All of the types of synthesis described above were made possible by computer chips called Programmable Sound Generators that allowed composers (or sound programmers) to write machine language to instruct the oscillators how to behave. These are essentially the synthesizers, also called sound cards, which produce the game’s sound; these PSGs can be located in the console, arcade cabinet, or computer base.

2.3 Streaming Audio and Digital Sampling

The use of streaming audio in video games became possible as consoles grew more efficient at processing and as the game storage mediums became able to hold more data. Unlike synthesis, streaming audio allows a piece of music to be pre-composed and then stored on the disc for later playback (and looping) during gameplay. This type of technology became widespread when cartridge type consoles were replaced with consoles that used optical laser disc (CDs and DVDs). Audio information is stored digitally on these devices, so in order to understand how streaming audio works, I will provide a basic introduction to digital audio. Audio information is transmitted into a digital format via a process called digital sampling, which converts an analog representation of sound to a digital representation of sound by taking measurements of instantaneous amplitudes of the sampled sound at equally spaced time intervals. What this means is that when a sampled sound is played, digital snapshots are taken at a speed known as a sampling rate. The sampling rate for CD quality sound is 44,100 – meaning that 44,100 snapshots of the incoming sound are taken every second. Sampling rate therefore will have a high impact on the quality of the digital sound, as the more samples that are taken, the more precise the replica of the sound becomes. The second contributing factor to sound quality in digital audio is bit depth. The term “bit” may already be familiar as it is a common computer storage term, short for binary digit. The higher the bit depth, the more information that can be encoded per sample – this allows for finer resolution in waveform amplitude.
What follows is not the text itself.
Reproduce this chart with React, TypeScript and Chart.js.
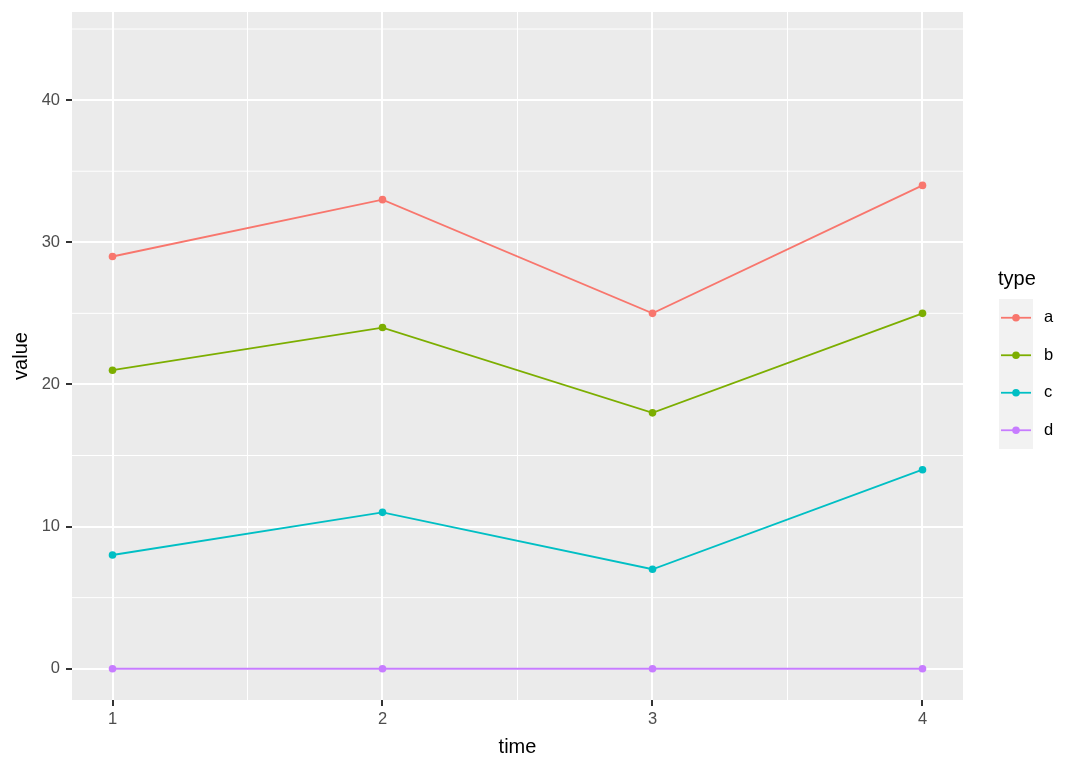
import React, { useEffect, useRef } from "react";
import { Chart, registerables } from "chart.js";

Chart.register(...registerables);

const times = [1, 2, 3, 4];
const seriesNames = ["a", "b", "c", "d"];
const valuesA = [29, 33, 25, 34];
const valuesB = [21, 24, 18, 25];
const valuesC = [8, 11, 7, 14];
const valuesD = [0, 0, 0, 0];
const seriesColors = ["#F8766D", "#7CAE00", "#00BFC4", "#C77CFF"];
const yTicks = [0, 10, 20, 30, 40];
const yMinorTicks = [5, 15, 25, 35, 45];
const xTicks = [1, 2, 3, 4];
const xMinorTicks = [1.5, 2.5, 3.5];
const xTitle = "time";
const yTitle = "value";
const legendTitle = "type";

const FONT = "'Liberation Sans', Arial, sans-serif";

const ggPlugin = {
  id: "ggStyle",
  beforeDraw(chart: any) {
    const { ctx, chartArea: ca, scales } = chart;
    ctx.save();
    ctx.fillStyle = "#EBEBEB";
    ctx.fillRect(ca.left, ca.top, ca.right - ca.left, ca.bottom - ca.top);
    ctx.strokeStyle = "#FFFFFF";
    ctx.lineWidth = 1;
    yMinorTicks.forEach((v) => {
      const y = scales.y.getPixelForValue(v);
      if (y < ca.top || y > ca.bottom) return;
      ctx.beginPath();
      ctx.moveTo(ca.left, y);
      ctx.lineTo(ca.right, y);
      ctx.stroke();
    });
    xMinorTicks.forEach((v) => {
      const x = scales.x.getPixelForValue(v);
      ctx.beginPath();
      ctx.moveTo(x, ca.top);
      ctx.lineTo(x, ca.bottom);
      ctx.stroke();
    });
    ctx.restore();
  },
  afterDraw(chart: any) {
    const { ctx } = chart;
    ctx.save();
    ctx.fillStyle = "#000000";
    ctx.font = `20px ${FONT}`;
    ctx.textBaseline = "middle";
    ctx.textAlign = "left";
    ctx.fillText(legendTitle, 998, 279);
    const keyLeft = 999;
    const keyW = 34;
    const keyH = 37.5;
    const keyTop = 299;
    ctx.fillStyle = "#F2F2F2";
    ctx.fillRect(keyLeft, keyTop, keyW, keyH * seriesNames.length);
    seriesNames.forEach((name, i) => {
      const cy = keyTop + keyH * (i + 0.5);
      const color = seriesColors[i];
      ctx.strokeStyle = color;
      ctx.lineWidth = 1.8;
      ctx.beginPath();
      ctx.moveTo(keyLeft + 2, cy);
      ctx.lineTo(keyLeft + keyW - 2, cy);
      ctx.stroke();
      ctx.fillStyle = color;
      ctx.beginPath();
      ctx.arc(keyLeft + keyW / 2, cy, 3.8, 0, Math.PI * 2);
      ctx.fill();
      ctx.fillStyle = "#000000";
      ctx.font = `16.5px ${FONT}`;
      ctx.fillText(name, 1044, cy);
    });
    ctx.restore();
  },
};

export default function App() {
  const ref = useRef<HTMLCanvasElement | null>(null);
  useEffect(() => {
    if (!ref.current) return;
    Chart.defaults.font.family = FONT;
    const seriesValues = [valuesA, valuesB, valuesC, valuesD];
    const chart = new Chart(ref.current, {
      type: "line",
      data: {
        datasets: seriesNames.map((name, i) => ({
          label: name,
          data: times.map((t, j) => ({ x: t, y: seriesValues[i][j] })),
          borderColor: seriesColors[i],
          backgroundColor: seriesColors[i],
          pointBackgroundColor: seriesColors[i],
          pointBorderWidth: 0,
          pointRadius: 3.8,
          borderWidth: 1.8,
          tension: 0,
          fill: false,
        })),
      },
      options: {
        responsive: false,
        animation: false,
        layout: { padding: { left: 0, top: 12, right: 117, bottom: 0 } },
        plugins: {
          legend: { display: false },
          tooltip: { enabled: false },
        },
        scales: {
          x: {
            type: "linear",
            min: 0.85,
            max: 4.15,
            afterBuildTicks: (s: any) => {
              s.ticks = xTicks.map((v) => ({ value: v }));
            },
            afterFit: (s: any) => {
              s.height = 71;
              s.paddingLeft = 0;
              s.paddingRight = 0;
            },
            grid: {
              color: "#FFFFFF",
              lineWidth: 2,
              tickColor: "#333333",
              tickLength: 6,
              drawTicks: true,
            },
            border: { display: false },
            ticks: {
              color: "#4D4D4D",
              font: { size: 16.5 },
              padding: 4,
              maxRotation: 0,
              callback: (v: any) => String(v),
            },
            title: {
              display: true,
              text: xTitle,
              color: "#000000",
              font: { size: 20 },
              padding: { top: 0, bottom: 12 },
            },
          },
          y: {
            type: "linear",
            min: -2.2,
            max: 46.2,
            afterBuildTicks: (s: any) => {
              s.ticks = yTicks.map((v) => ({ value: v }));
            },
            afterFit: (s: any) => {
              s.width = 72;
              s.paddingTop = 0;
              s.paddingBottom = 0;
            },
            grid: {
              color: "#FFFFFF",
              lineWidth: 2,
              tickColor: "#333333",
              tickLength: 6,
            },
            border: { display: false },
            ticks: {
              color: "#4D4D4D",
              font: { size: 16.5 },
              padding: 6,
              callback: (v: any) => String(v),
            },
            title: {
              display: true,
              text: yTitle,
              color: "#000000",
              font: { size: 20 },
              padding: { top: 9, bottom: 0 },
            },
          },
        },
      },
      plugins: [ggPlugin],
    });
    return () => chart.destroy();
  }, []);
  return (
    <div style={{ position: "absolute", left: 0, top: 0, width: 1080, height: 771, background: "#FFFFFF" }}>
      <canvas ref={ref} width={1080} height={771} style={{ display: "block" }} />
    </div>
  );
}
Therefore, regarding quality:

  • Higher sampling rate means more snapshots are taken = higher quality
  • Higher bit depth means more potential values for amplitude in waveforms = higher quality.

However, we have to consider the size of the storage medium, and the higher the bit depth and sampling rate, the higher amount of storage the sound files take up. The most common sampling rate used today is 44.1 kHz and 48 kHz; the most common bit depth used is 16- or 24-bit.

2.4 Summary

You have been given a very basic overview of the basic technology used in game sound. This chapter does not go into great detail regarding the physics of sound, and does not survey concepts such as software used to program games or specific environments and engines used in game sound design. These subjects are beyond the scope of this book, which aims to provide an introduction to video game music for scholars of all levels, including non-musicians. With this basic introduction behind you, you should have enough understanding to comprehend the material throughout the book.

[1] see US. Patent 4,018,121, April 19, 1977

[2] Truax, Barry. “Tutorial for Frequency Modulation Synthesis,” http://www.sfu.ca/~truax/fmtut.html.

[3] Chowning, John M. “The synthesis of complex audio spectra by means of frequency modulation.” Journal of the Audio Engineering Society 21.7 (1973): 526-534.